I can’t help but think of the example Jesus gave in the Sermon on the Mount. He said that, if you’re on your way to make a sacrifice in the temple (i.e. worship) and you remember that someone has something against you, drop the sacrifice and first go make things right with your brother. Reconciliation is more important to God than sacrifice because God is a God of reconciliation. He delights when we live in unity with one another. This is the worship he delights in.
It is good to meet together and sing praises to God and listen to His Word. The scriptures actually command this. However, let us not forget that worship includes doing good to others who are in need around us.
This weekend we get to do both…in the same place. We worship God by doing good through We Care Warsaw, and then we get to gather on Sunday in the Gordon Rec Center again to sing praises to God. I believe our songs of praise on Sunday will genuinely delight God if we’ve genuinely reflected His goodness and grace to others on Saturday.

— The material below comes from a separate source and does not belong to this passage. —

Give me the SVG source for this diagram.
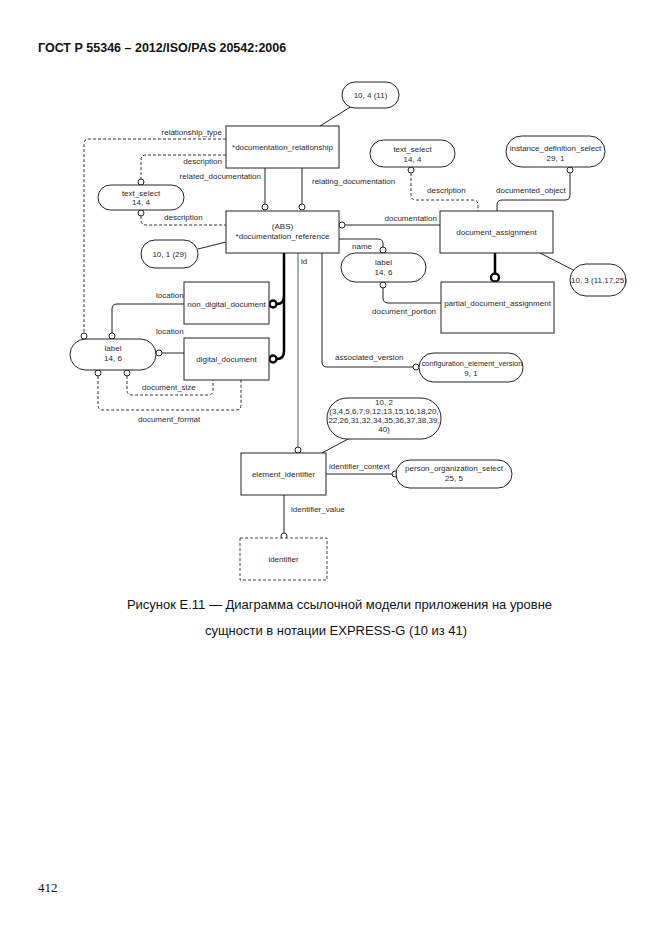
<svg xmlns="http://www.w3.org/2000/svg" width="662" height="935" viewBox="0 0 662 935">
<style>
.bg{fill:#fff}
.box{fill:#fff;stroke:#222;stroke-width:1}
.dbox{fill:#fff;stroke:#444;stroke-width:1;stroke-dasharray:3,2}
.t{font-family:"Liberation Sans",Arial,sans-serif;font-size:8px;fill:#2a2a2a}
.s{font-size:7.4px}
.m{text-anchor:middle}
.e{text-anchor:end}
.ln{fill:none;stroke:#222;stroke-width:1}
.dl{fill:none;stroke:#333;stroke-width:1;stroke-dasharray:3,2}
.th{fill:none;stroke:#000;stroke-width:2.5}
.gr{fill:none;stroke:#999;stroke-width:1.6}
.c{fill:#fff;stroke:#222;stroke-width:1}
.ct{fill:#fff;stroke:#000;stroke-width:2.3}
.hd{font-family:"Liberation Sans",Arial,sans-serif;font-size:12.5px;font-weight:bold;fill:#111}
.cap{font-family:"Liberation Sans",Arial,sans-serif;font-size:13px;fill:#111;text-anchor:middle}
.pg{font-family:"Liberation Serif","Times New Roman",serif;font-size:13px;fill:#111}
</style>
<rect class="bg" x="0" y="0" width="662" height="935"/>
<text class="hd" x="38" y="52">ГОСТ Р 55346 – 2012/ISO/PAS 20542:2006</text>

<g id="connectors">
<path class="dl" d="M226,139 H89 Q84,139 84,144 V333"/>
<circle class="c" cx="84" cy="336" r="3"/>
<path class="dl" d="M226,155 H146 Q141,155 141,160 V179"/>
<circle class="c" cx="141" cy="182" r="3"/>
<path class="ln" d="M265,168 V204"/>
<circle class="c" cx="265" cy="207" r="3"/>
<path class="ln" d="M302,168 V204"/>
<circle class="c" cx="302" cy="207" r="3"/>
<circle class="c" cx="141" cy="213" r="3"/>
<path class="dl" d="M141,216 V220 Q141,225 146,225 H226"/>
<path class="ln" d="M198,249 L226,242"/>
<path class="ln" d="M320,126 L352,106"/>
<circle class="c" cx="342" cy="225" r="3"/>
<path class="ln" d="M345,225 H440"/>
<path class="ln" d="M339,239 H378 Q383,239 383,244 V247"/>
<circle class="c" cx="383" cy="250" r="3"/>
<circle class="c" cx="383" cy="285" r="3"/>
<path class="ln" d="M383,288 V298 Q383,303 388,303 H441"/>
<path class="th" d="M495,253 V273"/>
<circle class="ct" cx="495" cy="277.5" r="4"/>
<path class="ln" d="M540,253 L577,272"/>
<circle class="c" cx="411" cy="170" r="3"/>
<path class="dl" d="M411,173 V195 Q411,200 416,200 H473 Q478,200 478,205 V211"/>
<circle class="c" cx="570" cy="170" r="3"/>
<path class="ln" d="M570,173 V195 Q570,200 565,200 H502 Q497,200 497,205 V211"/>
<path class="th" d="M284,253 V351 Q284,359 277,359"/>
<path class="th" d="M284,296 Q284,304 277,304"/>
<circle class="ct" cx="273" cy="304" r="3.5"/>
<circle class="ct" cx="273" cy="359" r="3.5"/>
<path class="ln" d="M184,304 H117 Q112,304 112,309 V333"/>
<circle class="c" cx="112" cy="336" r="3"/>
<circle class="c" cx="159" cy="353" r="3"/>
<path class="ln" d="M162,353 H184"/>
<circle class="c" cx="127" cy="373" r="3"/>
<path class="dl" d="M127,376 V390 Q127,395 132,395 H208 Q213,395 213,390 V380"/>
<circle class="c" cx="98" cy="373" r="3"/>
<path class="dl" d="M98,376 V405 Q98,410 103,410 H236 Q241,410 241,405 V380"/>
<path class="gr" d="M298,253 V447"/>
<circle class="c" cx="298" cy="450" r="3"/>
<path class="ln" d="M322,253 V362 Q322,367 327,367 H413"/>
<circle class="c" cx="416" cy="367" r="3"/>
<path class="ln" d="M322,453 L350,438"/>
<path class="ln" d="M326,474 H392"/>
<circle class="c" cx="395" cy="474" r="3"/>
<path class="ln" d="M284,495 V533"/>
<circle class="c" cx="284" cy="536" r="3"/>

<text class="t e" x="222" y="135">relationship_type</text>
<text class="t e" x="222" y="164">description</text>
<text class="t e" x="261" y="179">related_documentation</text>
<text class="t" x="312" y="184">relating_documentation</text>
<text class="t" x="164" y="220">description</text>
<text class="t e" x="437" y="221">documentation</text>
<text class="t" x="352" y="249">name</text>
<text class="t" x="372" y="314">document_portion</text>
<text class="t" x="427" y="193">description</text>
<text class="t" x="496" y="193">documented_object</text>
<text class="t" x="156" y="298">location</text>
<text class="t" x="156" y="334">location</text>
<text class="t" x="142" y="390">document_size</text>
<text class="t" x="138" y="422">document_format</text>
<text class="t" x="301" y="264">id</text>
<text class="t" x="335" y="360">associated_version</text>
<text class="t" x="329" y="469">identifier_context</text>
<text class="t" x="291" y="512">identifier_value</text>
</g>

<g id="ref_10_4"><rect class="box" x="342" y="82" width="57" height="26" rx="13"/><text class="t m" x="370.5" y="98">10, 4 (11)</text></g>
<g id="documentation_relationship"><rect class="box" x="226" y="126" width="113" height="42"/><text class="t m" x="282.5" y="150">*documentation_relationship</text></g>
<g id="text_select_left"><rect class="box" x="98" y="185" width="86" height="25" rx="12.5"/><text class="t m" x="141" y="196">text_select</text><text class="t m" x="141" y="205">14, 4</text></g>
<g id="documentation_reference"><rect class="box" x="226" y="211" width="113" height="42"/><text class="t m" x="282.5" y="229">(ABS)</text><text class="t m" x="282.5" y="239">*documentation_reference</text></g>
<g id="ref_10_1"><rect class="box" x="141" y="240" width="57" height="28" rx="14"/><text class="t m" x="169.5" y="257">10, 1 (29)</text></g>
<g id="document_assignment"><rect class="box" x="440" y="211" width="113" height="42"/><text class="t m" x="496.5" y="235">document_assignment</text></g>
<g id="text_select_right"><rect class="box" x="370" y="140" width="85" height="27" rx="13.5"/><text class="t m" x="412.5" y="152">text_select</text><text class="t m" x="412.5" y="162">14, 4</text></g>
<g id="instance_definition_select"><rect class="box" x="506" y="136" width="99" height="31" rx="15.5"/><text class="t m" x="555.5" y="151">instance_definition_select</text><text class="t m" x="555.5" y="161">29, 1</text></g>
<g id="label_right"><rect class="box" x="341" y="253" width="85" height="29" rx="14.5"/><text class="t m" x="383.5" y="265">label</text><text class="t m" x="383.5" y="275">14, 6</text></g>
<g id="partial_document_assignment"><rect class="box" x="441" y="282" width="113" height="51"/><text class="t m" x="497.5" y="306">partial_document_assignment</text></g>
<g id="ref_10_3"><rect class="box" x="570" y="264" width="56" height="32" rx="16"/><text class="t" x="571" y="283">10, 3 (11,17,25)</text></g>
<g id="non_digital_document"><rect class="box" x="184" y="282" width="85" height="42"/><text class="t m" x="226.5" y="307">non_digital_document</text></g>
<g id="digital_document"><rect class="box" x="184" y="338" width="85" height="42"/><text class="t m" x="226.5" y="362">digital_document</text></g>
<g id="label_left"><rect class="box" x="70" y="339" width="86" height="31" rx="15.5"/><text class="t m" x="113" y="351">label</text><text class="t m" x="113" y="361">14, 6</text></g>
<g id="configuration_element_version"><rect class="box" x="419" y="353" width="104" height="29" rx="14.5"/><text class="t s m" x="472" y="366">configuration_element_version</text><text class="t m" x="471" y="376">9, 1</text></g>
<g id="element_identifier"><rect class="box" x="241" y="453" width="85" height="42"/><text class="t m" x="283.5" y="477">element_identifier</text></g>
<g id="ref_10_2"><rect class="box" x="327" y="398" width="114" height="41" rx="20"/><text class="t m" x="384" y="405">10, 2</text><text class="t m" x="384" y="414">(3,4,5,6,7,9,12,13,15,16,18,20,</text><text class="t m" x="384" y="423">22,26,31,32,34,35,36,37,38,39,</text><text class="t m" x="384" y="432">40)</text></g>
<g id="person_organization_select"><rect class="box" x="396" y="460" width="116" height="28" rx="14"/><text class="t m" x="454" y="471">person_organization_select</text><text class="t m" x="454" y="481">25, 5</text></g>
<g id="identifier"><rect class="dbox" x="240" y="538" width="87" height="42"/><text class="t m" x="283.5" y="562">identifier</text></g>

<text class="cap" x="339.5" y="609">Рисунок Е.11 — Диаграмма ссылочной модели приложения на уровне</text>
<text class="cap" x="336" y="635">сущности в нотации EXPRESS-G (10 из 41)</text>
<text class="pg" x="38" y="892">412</text>
</svg>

At WLGBC we have a saying that goes, “worship as a way of life.” What we mean is that our entire lives should be an act of worship, as we don’t just worship once a week on a Sunday morning but rather worship all week long! We live our lives in such a way to worship God.
There are many ways that this happens, but do you know one of the big ones? By loving other people. Micah 6:8, in today’s reading, reminds us: “[God] has told you, O man, what is good; and what does the Lord require of you but to do justice, and to love kindness, and to walk humbly with your God?” In other words, what does God want us to do? To do justice, to love kindness, and to walk in humility with God. We stand against evils and injustices because we serve the righteous Judge; we treat others with love and kindness and grace and mercy and patience and service because we have an incredible Savior who treated us that way; we walk in humility because we realize how glorious our God is compared to ourselves – and this, in turn, motivates us also to love others.
The book of Isaiah gives us several more examples. In chapter 58, God describes what He views as true and false fasting, and here’s how He describes true fasting (v.6-14):
• Loose the bonds of wickedness – Stand for justice
• Undo the straps of the yoke / break every yoke – Combatting and seeking to do away with oppression
• Let the oppressed go free – Help and care for those who are mistreated
• Share your bread with the hungry – Provide nourishment, if necessary
• Bring the homeless poor into your home – Provide housing, if necessary
• Cover the naked – Provide clothing, if necessary
These are just a few of many ways that we serve our Lord and love others. And while our motivation isn’t to get something in return, the reality is that there’s a blessing that comes from blessing people – and that blessing is delight in the Lord. There’s a blessing that comes from following God and from knowing Him and walking in His ways, and we are commanded to love and care for those around us. We don’t have to go halfway across the world to do this, but rather we have opportunities each and every day in our various contexts, whether at work or at school or at the store or at the sporting event or… the list goes on and on. Point being: you have ample opportunities each and every day to love people. We need to be aware of how we can love and help and serve and care for others, seeing needs when they arise and, as far as we are able, helping out. We’re not going to be able to help with every need, but we are to be on mission all the time. We live our very lives as mission – or, since this mission is following God’s commands, we live our very lives as worship. We can love people where we’re at, we can serve people where we’re at, and we can be witnesses of our glorious God wherever we’re at.
We looked last week about the global scope of this mission, but we’re all on mission whether we go to another country or not. So let me ask you: how are you living for Christ and loving people right where you’re at today?